Exactly the lines from the start of the data below through the line that contains "fig.patch.set_facecolor('white')" are to be copied, with pictures left out.
— Start of Stored data —
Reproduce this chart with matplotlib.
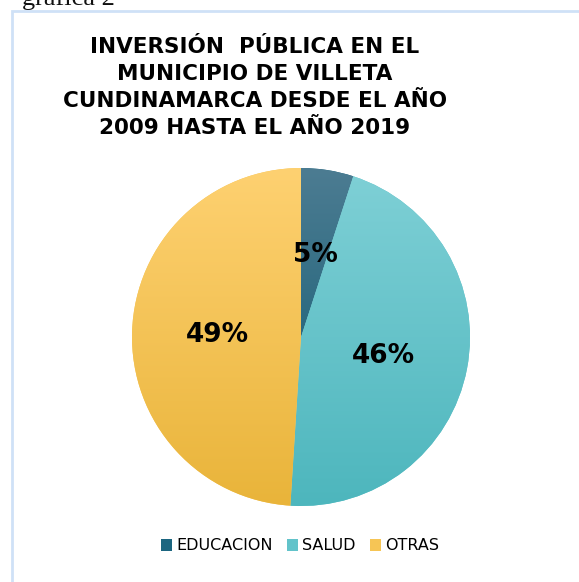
import numpy as np
import matplotlib.pyplot as plt
from matplotlib.colors import to_rgb
from matplotlib.patches import Rectangle

categories = ['EDUCACION', 'SALUD', 'OTRAS']
values = [5, 46, 49]
labels = ['5%', '46%', '49%']
top_colors = ['#4c7c92', '#7fd0d6', '#fed171']
bottom_colors = ['#09566d', '#4db6bd', '#e9b43a']
mid_colors = ['#1c6680', '#62c3ca', '#f6c555']

W, H = 579, 582
fig = plt.figure(figsize=(W / 100, H / 100), dpi=100)
fig.patch.set_facecolor('white')

# caption cut off at the top of the page (as in the source document)
fig.text(22 / W, 1 - 5 / H, 'gráfica 2', fontsize=19, family='Liberation Serif',
         ha='left', va='baseline', color='#111111')

# chart border
fig.add_artist(Rectangle((12 / W, -0.05), 1.1, 1 - 11 / H + 0.05, transform=fig.transFigure,
                         fill=False, edgecolor='#cfe1f7', linewidth=2))

fig.text(255 / W, 1 - 87.5 / H,
         'INVERSIÓN  PÚBLICA EN EL\nMUNICIPIO DE VILLETA\nCUNDINAMARCA DESDE EL AÑO\n2009 HASTA EL AÑO 2019',
         ha='center', va='center', fontsize=15.5, fontweight='bold', linespacing=1.45,
         family='DejaVu Sans')

cx, cy, r = 301, 337, 169
ax = fig.add_axes([(cx - r) / W, 1 - (cy + r) / H, 2 * r / W, 2 * r / H])
wedges, _ = ax.pie(values, colors=mid_colors, startangle=90, counterclock=False,
                   radius=1, wedgeprops=dict(linewidth=0))

# vertical gradient fill inside each slice
t = np.linspace(0, 1, 256)[:, None]
for w, c0, c1 in zip(wedges, top_colors, bottom_colors):
    a = np.array(to_rgb(c0))
    b = np.array(to_rgb(c1))
    grad = (a * (1 - t) + b * t)[:, None, :]
    im = ax.imshow(grad, extent=(-1, 1, -1, 1), aspect='auto', origin='upper', zorder=2)
    im.set_clip_path(w)

label_pos = [(315, 255), (383, 356), (217, 335)]
for lab, (lx, ly) in zip(labels, label_pos):
    ax.text((lx - cx) / r, -(ly - cy) / r, lab, ha='center', va='center',
            fontsize=19, fontweight='bold', color='black', zorder=5)
ax.set_xlim(-1, 1)
ax.set_ylim(-1, 1)
ax.set_aspect('equal')
ax.axis('off')

handles = [Rectangle((0, 0), 1, 1, facecolor=c) for c in mid_colors]
fig.legend(handles, categories, loc='center', bbox_to_anchor=(300 / W, 1 - 546 / H),
           ncol=3, frameon=False, fontsize=11.5, handlelength=0.7, handleheight=0.7,
           handletextpad=0.25, columnspacing=0.9)

fig.savefig('out.png', dpi=100)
— End of Stored data —
- [Worked solution]
Reproduce this chart with matplotlib.
import numpy as np
import matplotlib.pyplot as plt
from matplotlib.colors import to_rgb
from matplotlib.patches import Rectangle

categories = ['EDUCACION', 'SALUD', 'OTRAS']
values = [5, 46, 49]
labels = ['5%', '46%', '49%']
top_colors = ['#4c7c92', '#7fd0d6', '#fed171']
bottom_colors = ['#09566d', '#4db6bd', '#e9b43a']
mid_colors = ['#1c6680', '#62c3ca', '#f6c555']

W, H = 579, 582
fig = plt.figure(figsize=(W / 100, H / 100), dpi=100)
fig.patch.set_facecolor('white')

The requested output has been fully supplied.